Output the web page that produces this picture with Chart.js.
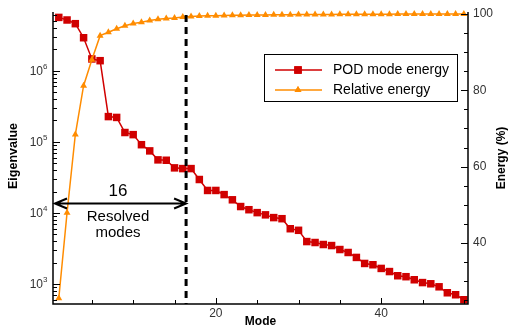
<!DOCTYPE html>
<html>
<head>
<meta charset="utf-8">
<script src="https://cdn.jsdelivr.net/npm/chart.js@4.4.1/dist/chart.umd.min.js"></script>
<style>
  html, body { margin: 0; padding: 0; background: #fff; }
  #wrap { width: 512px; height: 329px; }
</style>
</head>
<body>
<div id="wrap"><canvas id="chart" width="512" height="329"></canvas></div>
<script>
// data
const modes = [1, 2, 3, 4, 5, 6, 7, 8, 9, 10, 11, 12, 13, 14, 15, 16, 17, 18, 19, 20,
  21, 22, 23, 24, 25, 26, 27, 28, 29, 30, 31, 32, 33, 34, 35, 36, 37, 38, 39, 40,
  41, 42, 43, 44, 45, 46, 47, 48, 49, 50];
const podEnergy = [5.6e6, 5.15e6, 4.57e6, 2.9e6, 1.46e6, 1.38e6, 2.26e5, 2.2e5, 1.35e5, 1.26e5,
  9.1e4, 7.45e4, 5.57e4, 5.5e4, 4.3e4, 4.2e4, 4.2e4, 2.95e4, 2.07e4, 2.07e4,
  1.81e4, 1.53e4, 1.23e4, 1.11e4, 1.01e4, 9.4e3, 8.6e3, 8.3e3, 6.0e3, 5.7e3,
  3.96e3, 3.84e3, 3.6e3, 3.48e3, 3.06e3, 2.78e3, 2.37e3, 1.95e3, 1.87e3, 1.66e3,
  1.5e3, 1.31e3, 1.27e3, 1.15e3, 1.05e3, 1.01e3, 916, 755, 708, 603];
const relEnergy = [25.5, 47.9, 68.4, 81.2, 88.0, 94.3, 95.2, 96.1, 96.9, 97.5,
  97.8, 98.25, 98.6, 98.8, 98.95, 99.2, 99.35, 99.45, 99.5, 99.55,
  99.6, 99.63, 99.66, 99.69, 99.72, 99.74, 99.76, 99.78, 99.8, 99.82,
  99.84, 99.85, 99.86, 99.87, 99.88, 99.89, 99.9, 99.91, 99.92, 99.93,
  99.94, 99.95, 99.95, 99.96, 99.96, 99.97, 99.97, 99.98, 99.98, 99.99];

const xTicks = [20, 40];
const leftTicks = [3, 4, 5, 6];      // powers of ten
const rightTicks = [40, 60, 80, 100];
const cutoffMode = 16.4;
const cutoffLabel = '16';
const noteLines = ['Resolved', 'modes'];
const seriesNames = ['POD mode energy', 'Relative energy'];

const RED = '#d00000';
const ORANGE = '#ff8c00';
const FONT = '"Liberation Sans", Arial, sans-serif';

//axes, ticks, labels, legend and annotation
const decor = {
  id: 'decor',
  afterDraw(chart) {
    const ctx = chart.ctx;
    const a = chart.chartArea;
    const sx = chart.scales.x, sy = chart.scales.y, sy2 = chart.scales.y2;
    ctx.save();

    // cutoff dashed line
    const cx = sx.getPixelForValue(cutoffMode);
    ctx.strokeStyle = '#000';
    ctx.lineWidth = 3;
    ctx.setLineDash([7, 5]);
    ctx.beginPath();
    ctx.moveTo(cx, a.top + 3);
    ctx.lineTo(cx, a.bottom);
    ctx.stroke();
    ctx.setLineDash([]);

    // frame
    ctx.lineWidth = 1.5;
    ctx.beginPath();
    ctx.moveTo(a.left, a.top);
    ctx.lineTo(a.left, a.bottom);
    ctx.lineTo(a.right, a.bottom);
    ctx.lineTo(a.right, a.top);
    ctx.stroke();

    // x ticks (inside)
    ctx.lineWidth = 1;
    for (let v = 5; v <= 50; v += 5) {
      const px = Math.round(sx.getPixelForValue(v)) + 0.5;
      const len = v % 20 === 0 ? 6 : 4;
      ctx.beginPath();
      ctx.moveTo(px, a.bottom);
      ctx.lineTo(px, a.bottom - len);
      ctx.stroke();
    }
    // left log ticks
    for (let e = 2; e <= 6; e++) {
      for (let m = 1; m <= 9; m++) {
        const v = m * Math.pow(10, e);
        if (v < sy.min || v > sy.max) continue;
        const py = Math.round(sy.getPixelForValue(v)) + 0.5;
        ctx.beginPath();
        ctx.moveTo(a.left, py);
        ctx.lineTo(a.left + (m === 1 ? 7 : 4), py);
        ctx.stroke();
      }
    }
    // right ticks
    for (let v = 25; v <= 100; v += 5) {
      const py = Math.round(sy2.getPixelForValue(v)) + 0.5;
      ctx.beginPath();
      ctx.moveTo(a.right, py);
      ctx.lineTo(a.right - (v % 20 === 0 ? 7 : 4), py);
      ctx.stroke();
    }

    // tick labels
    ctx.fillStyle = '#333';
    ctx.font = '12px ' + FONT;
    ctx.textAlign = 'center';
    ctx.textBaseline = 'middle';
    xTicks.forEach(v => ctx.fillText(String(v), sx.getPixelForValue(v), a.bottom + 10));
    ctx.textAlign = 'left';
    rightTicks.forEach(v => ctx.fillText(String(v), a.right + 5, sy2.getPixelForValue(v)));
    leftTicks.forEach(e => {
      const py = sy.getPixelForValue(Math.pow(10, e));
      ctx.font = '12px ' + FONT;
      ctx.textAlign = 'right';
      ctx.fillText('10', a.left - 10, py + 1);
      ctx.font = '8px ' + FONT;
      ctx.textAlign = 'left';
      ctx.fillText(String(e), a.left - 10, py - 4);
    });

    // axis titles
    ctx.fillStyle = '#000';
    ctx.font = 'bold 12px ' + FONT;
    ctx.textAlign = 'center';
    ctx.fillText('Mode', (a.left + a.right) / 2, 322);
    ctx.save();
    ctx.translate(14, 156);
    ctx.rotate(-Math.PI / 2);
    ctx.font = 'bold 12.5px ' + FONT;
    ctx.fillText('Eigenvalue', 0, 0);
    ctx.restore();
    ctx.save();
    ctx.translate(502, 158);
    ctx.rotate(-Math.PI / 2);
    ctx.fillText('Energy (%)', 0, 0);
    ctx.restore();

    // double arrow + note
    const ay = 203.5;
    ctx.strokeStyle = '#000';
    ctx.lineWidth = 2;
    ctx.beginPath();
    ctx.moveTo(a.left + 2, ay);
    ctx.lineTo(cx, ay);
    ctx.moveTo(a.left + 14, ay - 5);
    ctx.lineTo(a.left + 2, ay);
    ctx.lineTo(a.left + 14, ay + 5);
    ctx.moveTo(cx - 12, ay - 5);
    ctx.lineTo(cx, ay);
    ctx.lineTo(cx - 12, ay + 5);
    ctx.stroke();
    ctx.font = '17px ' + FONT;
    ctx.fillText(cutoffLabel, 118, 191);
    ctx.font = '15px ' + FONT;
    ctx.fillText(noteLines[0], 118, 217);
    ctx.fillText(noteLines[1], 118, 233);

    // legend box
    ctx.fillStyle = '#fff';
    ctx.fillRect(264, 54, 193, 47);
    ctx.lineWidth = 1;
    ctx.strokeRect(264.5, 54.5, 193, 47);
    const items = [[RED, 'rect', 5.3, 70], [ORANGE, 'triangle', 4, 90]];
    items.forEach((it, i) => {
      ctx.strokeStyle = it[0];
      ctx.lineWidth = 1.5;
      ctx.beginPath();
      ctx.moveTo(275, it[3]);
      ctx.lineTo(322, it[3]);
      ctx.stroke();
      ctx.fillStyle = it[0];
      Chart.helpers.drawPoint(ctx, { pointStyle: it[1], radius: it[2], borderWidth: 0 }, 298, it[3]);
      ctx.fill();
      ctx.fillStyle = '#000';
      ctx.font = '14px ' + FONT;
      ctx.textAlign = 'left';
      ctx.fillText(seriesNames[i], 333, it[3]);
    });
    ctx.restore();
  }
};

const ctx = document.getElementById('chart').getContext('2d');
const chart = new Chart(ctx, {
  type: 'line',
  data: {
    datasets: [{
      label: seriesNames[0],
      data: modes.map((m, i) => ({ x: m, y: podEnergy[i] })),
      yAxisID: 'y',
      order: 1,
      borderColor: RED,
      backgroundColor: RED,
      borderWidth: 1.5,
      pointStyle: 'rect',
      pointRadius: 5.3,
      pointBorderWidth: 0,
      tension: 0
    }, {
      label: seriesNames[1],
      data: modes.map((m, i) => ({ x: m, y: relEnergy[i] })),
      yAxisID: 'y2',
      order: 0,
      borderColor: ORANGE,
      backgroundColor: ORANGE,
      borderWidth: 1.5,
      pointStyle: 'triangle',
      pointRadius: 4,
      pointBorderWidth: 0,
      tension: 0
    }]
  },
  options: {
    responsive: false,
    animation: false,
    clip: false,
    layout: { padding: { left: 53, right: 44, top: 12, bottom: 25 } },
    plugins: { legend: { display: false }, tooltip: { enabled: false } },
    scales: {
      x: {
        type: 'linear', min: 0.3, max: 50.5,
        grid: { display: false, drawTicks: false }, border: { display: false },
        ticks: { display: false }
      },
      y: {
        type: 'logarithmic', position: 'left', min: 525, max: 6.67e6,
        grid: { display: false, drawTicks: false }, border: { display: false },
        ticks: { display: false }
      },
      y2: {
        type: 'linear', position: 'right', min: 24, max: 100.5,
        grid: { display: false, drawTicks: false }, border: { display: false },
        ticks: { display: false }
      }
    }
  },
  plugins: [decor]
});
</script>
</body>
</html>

——————————

**Stated goal:** Please quote the lines of the material, beginning with the first and ending with the one that contains "99.98, 99.98, 99.99];", exactly as written and without any pictures.

**Output of the task:**
Output the web page that produces this picture with Chart.js.
<!DOCTYPE html>
<html>
<head>
<meta charset="utf-8">
<script src="https://cdn.jsdelivr.net/npm/chart.js@4.4.1/dist/chart.umd.min.js"></script>
<style>
  html, body { margin: 0; padding: 0; background: #fff; }
  #wrap { width: 512px; height: 329px; }
</style>
</head>
<body>
<div id="wrap"><canvas id="chart" width="512" height="329"></canvas></div>
<script>
// data
const modes = [1, 2, 3, 4, 5, 6, 7, 8, 9, 10, 11, 12, 13, 14, 15, 16, 17, 18, 19, 20,
  21, 22, 23, 24, 25, 26, 27, 28, 29, 30, 31, 32, 33, 34, 35, 36, 37, 38, 39, 40,
  41, 42, 43, 44, 45, 46, 47, 48, 49, 50];
const podEnergy = [5.6e6, 5.15e6, 4.57e6, 2.9e6, 1.46e6, 1.38e6, 2.26e5, 2.2e5, 1.35e5, 1.26e5,
  9.1e4, 7.45e4, 5.57e4, 5.5e4, 4.3e4, 4.2e4, 4.2e4, 2.95e4, 2.07e4, 2.07e4,
  1.81e4, 1.53e4, 1.23e4, 1.11e4, 1.01e4, 9.4e3, 8.6e3, 8.3e3, 6.0e3, 5.7e3,
  3.96e3, 3.84e3, 3.6e3, 3.48e3, 3.06e3, 2.78e3, 2.37e3, 1.95e3, 1.87e3, 1.66e3,
  1.5e3, 1.31e3, 1.27e3, 1.15e3, 1.05e3, 1.01e3, 916, 755, 708, 603];
const relEnergy = [25.5, 47.9, 68.4, 81.2, 88.0, 94.3, 95.2, 96.1, 96.9, 97.5,
  97.8, 98.25, 98.6, 98.8, 98.95, 99.2, 99.35, 99.45, 99.5, 99.55,
  99.6, 99.63, 99.66, 99.69, 99.72, 99.74, 99.76, 99.78, 99.8, 99.82,
  99.84, 99.85, 99.86, 99.87, 99.88, 99.89, 99.9, 99.91, 99.92, 99.93,
  99.94, 99.95, 99.95, 99.96, 99.96, 99.97, 99.97, 99.98, 99.98, 99.99];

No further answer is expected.